A practical guide to calculating Monthly Recurring Revenue — the most important metric for any business that sends recurring invoices.

Monthly Recurring Revenue (MRR) is the single most important metric for any business that sends recurring invoices. It represents your predictable, repeatable monthly revenue and is the foundation for financial planning.

The Basic Formula

MRR = Sum of all active monthly recurring invoice amounts. If you have 10 clients each paying $500/month, your MRR is $5,000.

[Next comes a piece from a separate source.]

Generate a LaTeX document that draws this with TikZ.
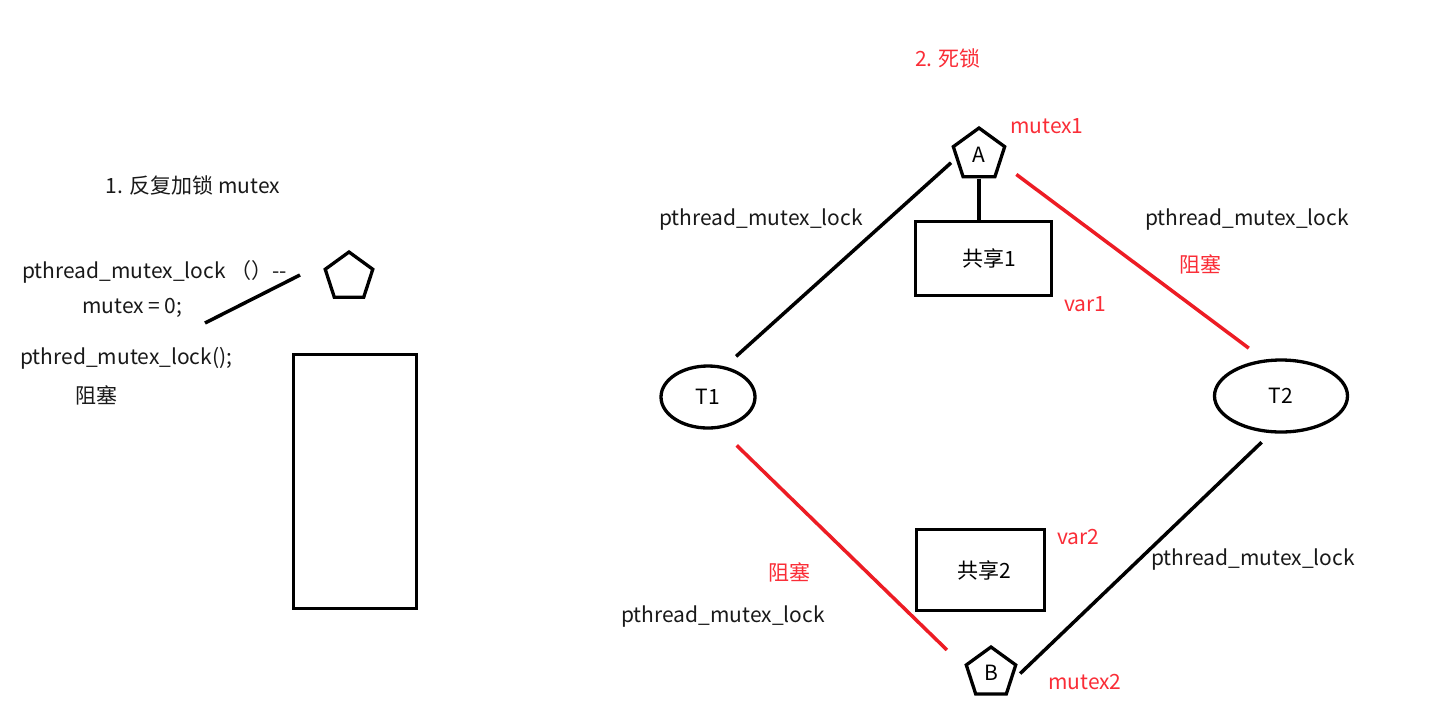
\documentclass[tikz,border=0pt]{standalone}
\usepackage{fontspec}
\setmainfont{Noto Sans CJK SC}
\usepackage{tikz}
\usetikzlibrary{shapes.geometric, calc}
\definecolor{lockred}{RGB}{237,28,36}
\definecolor{notered}{RGB}{250,45,55}
\definecolor{inkgray}{RGB}{25,25,25}

\tikzset{
  lock/.style={regular polygon, regular polygon sides=5, draw, line width=3.3pt, minimum size=54pt, inner sep=0pt},
  thread/.style={ellipse, draw, line width=3.3pt, inner sep=0pt},
  share/.style={rectangle, draw, line width=3.3pt, inner sep=0pt},
  wire/.style={line width=3.5pt},
  blocked/.style={wire, lockred},
  txt/.style={inner sep=0pt, text=inkgray},
  redtxt/.style={inner sep=0pt, text=notered},
}

\begin{document}
\begin{tikzpicture}[x=1pt, y=-1pt, font=\fontsize{21}{25}\selectfont]
  \useasboundingbox[fill=white] (0,0) rectangle (1432,721);
  % 1. repeated lock
  \node[txt] (title1) at (193,185) {1. 反复加锁 mutex};
  \node[txt, anchor=west] (call1) at (22,272) {pthread\_mutex\_lock （）-{}-};
  \node[txt, anchor=west] (zero) at (82,308) {mutex = 0;};
  \node[txt, anchor=west] (call2) at (20,358) {pthred\_mutex\_lock();};
  \node[txt, anchor=west] (wait1) at (75,395) {阻塞};
  \node[lock, minimum size=50pt] (mtx) at (349,277) {};
  \node[share, minimum width=123pt, minimum height=254pt] (res) at (355,481.5) {};
  \coordinate (hookA) at (205,323);
  \coordinate (hookB) at (300,275);
  \draw[wire] (hookA) -- (hookB);

  % 2. deadlock
  \node[redtxt] (title2) at (948,58) {2. 死锁};
  \node[lock] (A) at (979,155) {A};
  \node[lock, minimum size=52pt] (B) at (991,673) {B};
  \node[thread, minimum width=94pt, minimum height=62pt] (T1) at (708,397) {T1};
  \node[thread, minimum width=133pt, minimum height=72pt] (T2) at (1281,396) {\raisebox{-6pt}{T2}};
  \node[share, minimum width=136pt, minimum height=74pt] (share1) at (983.5,258.5) {\hspace{12pt}共享1};
  \node[share, minimum width=128pt, minimum height=81pt] (share2) at (980.5,570) {\hspace{8pt}共享2};

  \node[redtxt, anchor=west] (m1) at (1010,126) {mutex1};
  \node[redtxt, anchor=west] (m2) at (1048,682) {mutex2};
  \node[redtxt, anchor=west] (v1) at (1064,304) {var1};
  \node[redtxt, anchor=west] (v2) at (1057,537) {var2};

  \foreach \name/\x/\y in {lockTA/761/220, lockTB/1247/220, lockBA/723/617, lockBB/1253/560}
    \node[txt] (\name) at (\x,\y) {pthread\_mutex\_lock};
  \node[redtxt] (waitA) at (1200,264) {阻塞};
  \node[redtxt] (waitB) at (789,572) {阻塞};

  \draw[wire] (A.south) -- (A.south |- share1.north);
  \draw[wire, shorten <=15pt, shorten >=6pt] (T1.61) -- (A.189);
  \draw[blocked, shorten <=19pt, shorten >=19pt] (A.-20) -- (T2.115);
  \draw[blocked, shorten <=24pt, shorten >=26pt] (T1.-70) -- (B.169);
  \draw[wire, shorten <=11pt, shorten >=13pt] (B.-21) -- (T2.255);
\end{tikzpicture}
\end{document}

Normalizing Non-Monthly Invoices

For clients on non-monthly billing, convert to monthly equivalents. Annual billing: divide by 12. Quarterly billing: divide by 3. A $12,000 annual client contributes $1,000/month to your MRR.

MRR Components

Breaking MRR into components reveals what is driving changes. Track New MRR from clients acquired this month, Expansion MRR from upsells and upgrades, Contraction MRR from downgrades, Churned MRR from cancellations, and Net New MRR which is the sum of all four.

Common Mistakes

Do not include one-time project revenue in MRR. Do not count signed contracts that have not started billing. Do not include invoices that are unlikely to be collected. MRR should reflect only active, collectible recurring billing.

Using MRR for Planning

Once you know your MRR, you can forecast annual revenue (MRR × 12), calculate how much new business you need to hit growth targets, understand the impact of churn on your revenue, and make informed decisions about pricing, hiring, and investment.